Credibility -- Rate & Liquidity

  And now, presenting...
 
 
Insurers include MBIA, Ambac, Security Capital Assurance, Financial Guarantee Insurance:
The monoline bond insurance industry was created in 1971 by Ambac. The function of the monoline insurers is to insure municipalities' bond issues. This insurance allows easier and safe financing for needed municipal activities such as construction and maintenance of infrastructure and expansion of public services. Underwriting of municipal financing is essential to lower the borrowing costs laid upon municipalities for their issuance of bonds and securities. This insurance for the purchasers in case of default on the debt allows municipalities to incur lower borrowing costs, thus lowered overall project development costs for taxpayers.
Over recent decades the monoline insurers have grown through expansion into structured products. Those products include asset backed bonds and collateralised debt obligations -- CDOs. In recent years, monoline insurers entered the world of structured finance and complex credit derivatives that are now causing troubles for them.
Ratings agencies include Moody's, S&P, & Fitch:
Ratings agencies monitor insurers for adequate financial strength. They assure investors that the insurance companies are following proper fiduciary protocols.
Over recent years, the ratings agencies have broadened their monoline business to include the additional products being handled by the insurers. Those include structured products such as CDOs, SIVs, and other complexly intertwined securitized instruments. The underlying components of these new products were residential mortgages and related equity guarantees.
Because the securitized instruments were insured by the insurers and because the insurers were known to be monitored by the ratings agencies, buyers around the world felt safe in purchasing securitized products. They had inadequate concern for potential -- and actually -- increased risk. Moreover, after four decades of housing price inflation, there was inadequate concern for development of a bubble.
In recent years home mortgages and equity loans of various time-based rate structures have been made available to borrowers who were not credit-worthy nor up to rational and strictly enforced standards. During 2007, those subprime borrowers have started a default deluge. That defaulting has brought into default other marginal borrowers. The confluence of all defaulting brought fear to potential buyers and those already holding CDOs and other structured securitized obligations. In mid-2007, the markets for these instruments became illiquid. Therefore valuations could not be identified. Thus, credit markets clutched and froze.

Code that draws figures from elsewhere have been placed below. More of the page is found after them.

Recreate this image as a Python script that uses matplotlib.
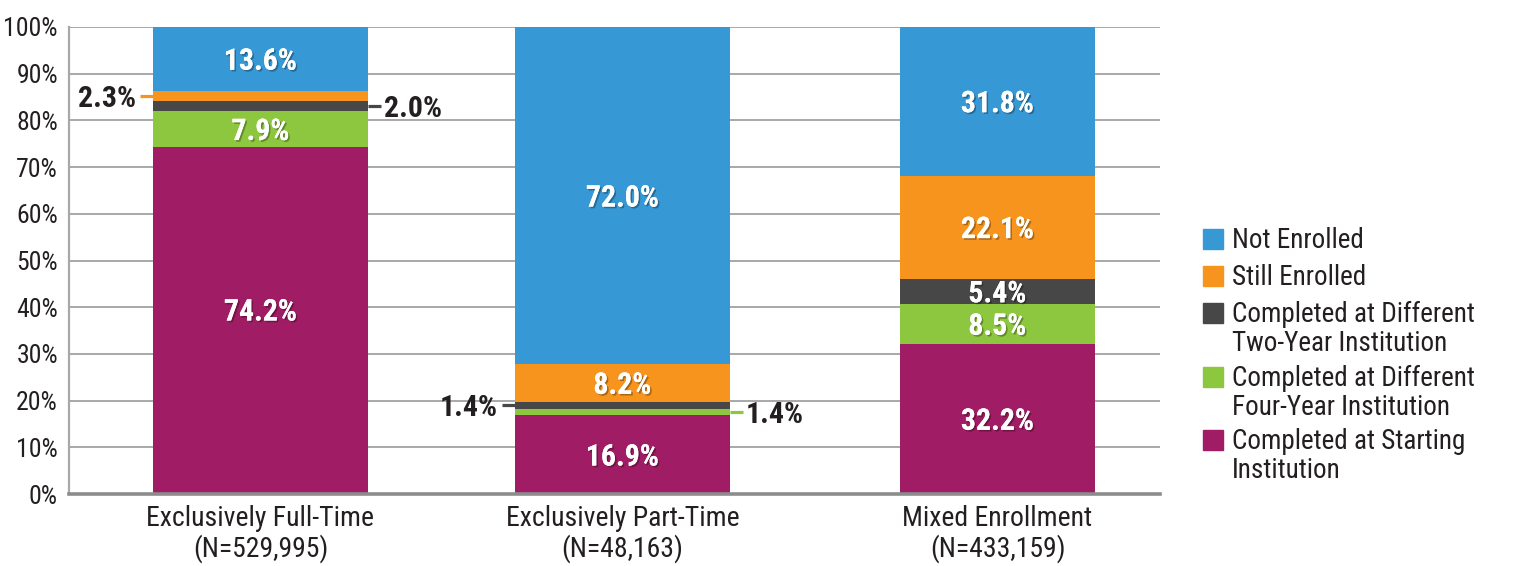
import matplotlib
matplotlib.use("Agg")
import matplotlib.pyplot as plt
import matplotlib.patheffects as pe
from matplotlib.patches import Rectangle

plt.rcParams['font.family'] = ['Roboto Condensed', 'DejaVu Sans']
plt.rcParams['font.stretch'] = 'condensed'

# data (percent of each enrollment group)
categories = ['Exclusively Full-Time\n(N=529,995)',
              'Exclusively Part-Time\n(N=48,163)',
              'Mixed Enrollment\n(N=433,159)']
series = ['Completed at Starting\nInstitution',
          'Completed at Different\nFour-Year Institution',
          'Completed at Different\nTwo-Year Institution',
          'Still Enrolled',
          'Not Enrolled']
starting = [74.2, 16.9, 32.2]
four_year = [7.9, 1.4, 8.5]
two_year = [2.0, 1.4, 5.4]
still_enrolled = [2.3, 8.2, 22.1]
not_enrolled = [13.6, 72.0, 31.8]
values = [starting, four_year, two_year, still_enrolled, not_enrolled]
colors = ['#a01c64', '#8dc63f', '#474747', '#f7941d', '#3698d4']

# layout (x axis runs 0..1091, roughly pixels)
centers = [191.5, 553.5, 928.5]
widths = [215, 215, 195]
dark = '#231f20'

fig = plt.figure(figsize=(15.14, 5.66), dpi=100)
ax = fig.add_axes([69 / 1514, 72 / 566, 1091 / 1514, 467 / 566])

bottoms = [0.0, 0.0, 0.0]
seg = {}
for k, (vals, c) in enumerate(zip(values, colors)):
    ax.bar(centers, vals, width=widths, bottom=bottoms, color=c, zorder=3)
    for i, v in enumerate(vals):
        seg[(k, i)] = (bottoms[i], bottoms[i] + v)
    bottoms = [b + v for b, v in zip(bottoms, vals)]

shadow = [pe.withSimplePatchShadow(offset=(1.2, -1.2), shadow_rgbFace='black', alpha=0.3),
          pe.Normal()]

# labels inside the bars
small = {(2, 0), (3, 0), (1, 1), (2, 1)}
nudge = {(0, 0): 2.4}   # the big full-time label sits a bit above centre
for k in range(len(series)):
    for i in range(3):
        if (k, i) in small:
            continue
        lo, hi = seg[(k, i)]
        ax.text(centers[i], (lo + hi) / 2 + nudge.get((k, i), 0), f'{hi - lo:.1f}%',
                color='white', fontsize=21.5, fontweight='bold', ha='center',
                va='center_baseline', zorder=5, path_effects=shadow)

# small segments get a label outside with a short leader line
callouts = [(3, 0, 'left'), (2, 0, 'right'), (2, 1, 'left'), (1, 1, 'right')]
for k, i, side in callouts:
    lo, hi = seg[(k, i)]
    y = (lo + hi) / 2
    if side == 'left':
        x0 = centers[i] - widths[i] / 2
        x1 = x0 - 13
        ha, tx = 'right', x1 - 4
    else:
        x0 = centers[i] + widths[i] / 2
        x1 = x0 + 13
        ha, tx = 'left', x1 + 3
    ax.plot([x0, x1], [y, y], color=colors[k], lw=2.3, zorder=4,
            solid_capstyle='butt')
    ax.text(tx, y, f'{hi - lo:.1f}%', color=dark, fontsize=21.5,
            fontweight='bold', ha=ha, va='center_baseline', zorder=5)

ax.set_xlim(0, 1091)
ax.set_ylim(0, 100)
ax.set_yticks(range(0, 101, 10))
ax.set_yticklabels([f'{t}%' for t in range(0, 101, 10)])
ax.set_xticks(centers)
ax.set_xticklabels(categories, linespacing=1.08, fontsize=20)
ax.tick_params(axis='both', length=0, colors=dark)
ax.tick_params(axis='y', pad=8, labelsize=18.5)
ax.tick_params(axis='x', pad=8)
ax.grid(axis='y', color='#a8a8a8', lw=1.4, zorder=0)
ax.set_axisbelow(True)
for sp in ['top', 'right']:
    ax.spines[sp].set_visible(False)
ax.spines['left'].set_color('#a8a8a8')
ax.spines['left'].set_linewidth(1.6)
ax.spines['bottom'].set_color('#8c8c8c')
ax.spines['bottom'].set_linewidth(2.6)
ax.spines['bottom'].set_zorder(6)

# legend, placed in figure pixels (top of swatch)
legend_items = [(4, 229), (3, 266), (2, 303), (1, 367), (0, 430)]
for k, ytop in legend_items:
    fig.add_artist(Rectangle((1203 / 1514, 1 - (ytop + 20) / 566), 20 / 1514, 20 / 566,
                             transform=fig.transFigure, color=colors[k]))
    fig.text(1232 / 1514, 1 - (ytop - 2) / 566, series[k], fontsize=19.5,
             color=dark, ha='left', va='top', linespacing=1.1)

fig.savefig('out.png', dpi=100)
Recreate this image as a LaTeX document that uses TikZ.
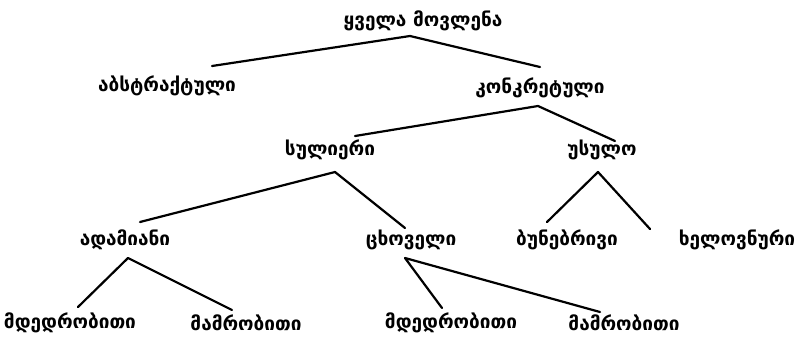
\documentclass[tikz,border=0pt]{standalone}
\usepackage{fontspec}
\newfontfamily\geo[Script=Georgian]{DejaVu Sans}
\usetikzlibrary{calc}
\tikzset{
  term/.style={font=\geo\bfseries\fontsize{19}{22}\selectfont, inner sep=0pt},
  edge/.style={line width=2.2pt, line cap=round, line join=round}
}
\begin{document}
\begin{tikzpicture}[x=1pt,y=-1pt]
\useasboundingbox (0,0) rectangle (811,341);
\node[term] (top) at (423,21) {ყველა მოვლენა};
\node[term] (abs) at (167,86) {აბსტრაქტული};
\node[term] (konk) at (540,88) {კონკრეტული};
\node[term] (sul) at (330,150) {სულიერი};
\node[term] (usul) at (602,150) {უსულო};
\node[term] (adam) at (125,240) {ადამიანი};
\node[term] (cxov) at (411,240) {ცხოველი};
\node[term] (bun) at (567,240) {ბუნებრივი};
\node[term] (xel) at (737,240) {ხელოვნური};
\node[term] (f1) at (70,323) {მდედრობითი};
\node[term] (m1) at (246,323) {მამრობითი};
\node[term] (f2) at (451,323) {მდედრობითი};
\node[term] (m2) at (624,323) {მამრობითი};

\draw[edge] ($(abs.center)+(45,-20)$) -- ($(top.center)+(-13,15)$) -- ($(konk.center)+(0,-21)$);
\draw[edge] ($(sul.center)+(25,-14)$) -- ($(konk.center)+(-2,18)$) -- ($(usul.center)+(13,-9)$);
\draw[edge] ($(adam.center)+(15,-18)$) -- ($(sul.center)+(5,22)$) -- ($(cxov.center)+(-6,-12)$);
\draw[edge] ($(bun.center)+(-20,-18)$) -- ($(usul.center)+(-4,22)$) -- ($(xel.center)+(-87,-11)$);
\draw[edge] ($(f1.center)+(8,-16)$) -- ($(adam.center)+(3,18)$) -- ($(m1.center)+(-14,-13)$);
\draw[edge] ($(f2.center)+(-9,-15)$) -- ($(cxov.center)+(-6,18)$) -- ($(m2.center)+(-24,-11)$);
\end{tikzpicture}
\end{document}
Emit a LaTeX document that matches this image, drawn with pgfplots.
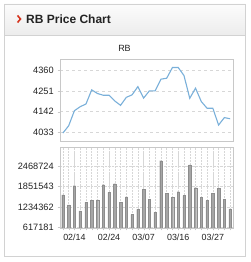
\documentclass[border=0pt]{standalone}
\usepackage{pgfplots}
\pgfplotsset{compat=1.18}
\usepackage{fontspec}
\setmainfont{Liberation Sans}
\definecolor{framec}{RGB}{210,210,210}
\definecolor{axc}{RGB}{200,200,200}
\definecolor{gridc}{RGB}{215,215,215}
\definecolor{linec}{RGB}{122,176,218}
\definecolor{barc}{RGB}{166,166,166}
\definecolor{txt}{RGB}{35,35,35}
\definecolor{hdtop}{RGB}{252,252,252}
\definecolor{hdbot}{RGB}{236,236,236}
\definecolor{chev}{RGB}{214,52,30}
\begin{document}
\begin{tikzpicture}[x=1pt,y=1pt]
\path[use as bounding box] (0,0) rectangle (250,262);
\fill[white] (0,0) rectangle (250,262);
\shade[top color=hdtop,bottom color=hdbot] (4,227) rectangle (245,258);
\draw[framec,line width=0.8pt] (4,6) rectangle (245,258);
\draw[framec,line width=0.8pt] (4,227) -- (245,227);
\draw[chev,line width=1.6pt] (17.5,246.5) -- (20.5,243) -- (17.5,239.5);
\node[anchor=west,inner sep=0pt,font=\fontsize{12}{14}\selectfont\bfseries,text=txt] at (26,243) {RB Price Chart};
\node[inner sep=0pt,font=\fontsize{9}{11}\selectfont,text=txt] at (124.5,213.7) {RB};
\begin{axis}[
  at={(60pt,121pt)}, anchor=south west,
  scale only axis, width=173pt, height=82pt,
  xmin=0.5, xmax=30.5, ymin=3988.5, ymax=4417.6,
  axis line style={axc},
  xtick=\empty,
  ytick={4033,4142,4251,4360},
  yticklabels={4033,4142,4251,4360},
  ymajorgrids, grid style={gridc,dashed,line width=0.5pt},
  tick style={axc}, major tick length=2.5pt,
  tick align=outside, ytick pos=left,
  yticklabel style={font=\fontsize{9.2}{10}\selectfont,text=txt,xshift=-0.3pt},
]
\addplot[linec,line width=1.1pt,mark=none] coordinates {
(1,4030) (2,4068) (3,4147) (4,4168) (5,4182) (6,4256) (7,4237) (8,4228) (9,4228) (10,4198)
(11,4175) (12,4217) (13,4230) (14,4273) (15,4213) (16,4251) (17,4251) (18,4312) (19,4317) (20,4373)
(21,4373) (22,4331) (23,4212) (24,4265) (25,4195) (26,4160) (27,4160) (28,4072) (29,4111) (30,4105)};
\end{axis}
\begin{axis}[
  at={(60pt,34pt)}, anchor=south west,
  scale only axis, width=173pt, height=81pt,
  xmin=0.5, xmax=30.5, ymin=596000, ymax=3042619,
  axis line style={axc},
  xtick={3,9,15,21,27},
  xticklabels={02/14,02/24,03/07,03/16,03/27},
  minor xtick={1,...,30},
  ytick={617181,1234362,1851543,2468724},
  yticklabels={617181,1234362,1851543,2468724},
  scaled y ticks=false,
  xmajorgrids, xminorgrids, ymajorgrids,
  grid style={gridc,densely dotted,line width=0.5pt},
  minor grid style={gridc,densely dotted,line width=0.5pt},
  tick style={axc}, major tick length=2.5pt, minor tick length=2.5pt,
  tick align=outside, ytick pos=left, xtick pos=bottom,
  yticklabel style={font=\fontsize{9.2}{10}\selectfont,text=txt,xshift=-0.3pt},
  xticklabel style={font=\fontsize{8.9}{10}\selectfont,text=txt,yshift=-0.5pt},
]
\addplot[ybar,bar width=2.4pt,bar shift=0pt,fill=barc,draw=barc!85!black,line width=0.3pt] coordinates {
(1,1593292) (2,1291402) (3,1875056) (4,1110268) (5,1371906) (6,1422221) (7,1442347) (8,1905245) (9,1673796) (10,1935434)
(11,1371906) (12,1532914) (13,999575) (14,1160583) (15,1764363) (16,1462473) (17,1070016) (18,2629781) (19,1643607) (20,1522851)
(21,1693922) (22,1573166) (23,2498962) (24,1814678) (25,1522851) (26,1422221) (27,1643607) (28,1794552) (29,1462473) (30,1170646)};
\end{axis}
\end{tikzpicture}
\end{document}
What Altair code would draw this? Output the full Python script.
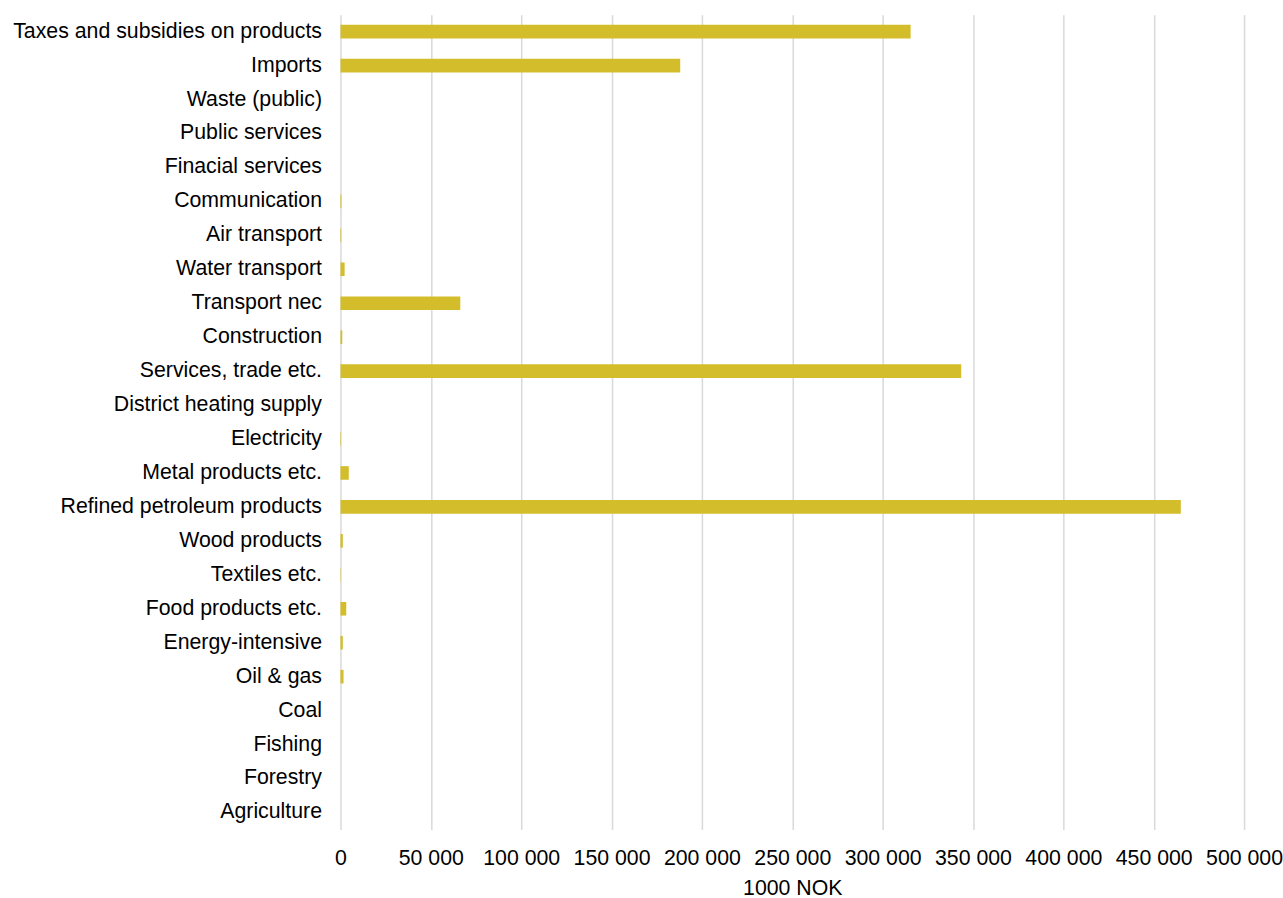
import altair as alt
import pandas as pd

# Sectors from top to bottom, with value in 1000 NOK
sectors = [
    "Taxes and subsidies on products", "Imports", "Waste (public)", "Public services",
    "Finacial services", "Communication", "Air transport", "Water transport",
    "Transport nec", "Construction", "Services, trade etc.", "District heating supply",
    "Electricity", "Metal products etc.", "Refined petroleum products", "Wood products",
    "Textiles etc.", "Food products etc.", "Energy-intensive", "Oil & gas",
    "Coal", "Fishing", "Forestry", "Agriculture",
]
values = [
    315500, 188000, 0, 0,
    0, 500, 400, 2300,
    66300, 1000, 343500, 0,
    300, 4600, 465000, 1300,
    200, 3200, 1300, 1700,
    0, 0, 0, 0,
]
x_ticks = list(range(0, 500001, 50000))

df = pd.DataFrame({"sector": sectors, "value": values})

FONT = "Liberation Sans"

chart = (
    alt.Chart(df)
    .mark_bar(color="#D4BD2B")
    .encode(
        x=alt.X(
            "value:Q",
            title="1000 NOK",
            scale=alt.Scale(domain=[0, 500000], nice=False),
            axis=alt.Axis(
                values=x_ticks,
                labelExpr="replace(format(datum.value, ','), /,/g, ' ')",
                labelOverlap=False,
                labelFlush=False,
                grid=True,
                gridColor="#D9D9D9",
                gridWidth=1.5,
                domain=False,
                ticks=False,
                labelPadding=18,
                titlePadding=9,
                labelFontSize=21.33,
                titleFontSize=21.33,
                titleFontWeight="normal",
                labelColor="#000000",
                titleColor="#000000",
                labelFont=FONT,
                titleFont=FONT,
            ),
        ),
        y=alt.Y(
            "sector:N",
            sort=sectors,
            title=None,
            scale=alt.Scale(paddingInner=0.6, paddingOuter=0.3),
            axis=alt.Axis(
                domain=False,
                ticks=False,
                grid=False,
                labelPadding=19,
                labelFontSize=21.33,
                labelColor="#000000",
                labelFont=FONT,
                labelLimit=500,
            ),
        ),
    )
    .properties(
        width=905,
        height=816,
        background="white",
        padding={"left": 12, "top": 14, "right": 0, "bottom": 0},
    )
    .configure_view(strokeWidth=0)
)

chart.save("out.html", embed_options={"renderer": "svg", "actions": False})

Only as ratings agencies analyze and confirm rating assessments of insurers, as insurers prove that they are capable of meeting default commitments, then -- following a rebuilding of confidence in ratings and ratings agencies and insurers -- credit clutching will decrease, capital will flow, credit will become available, and credit markets will return to liquid, profit-oriented mechanisms. The credit clutch freeze up will thaw and risk will be attractive.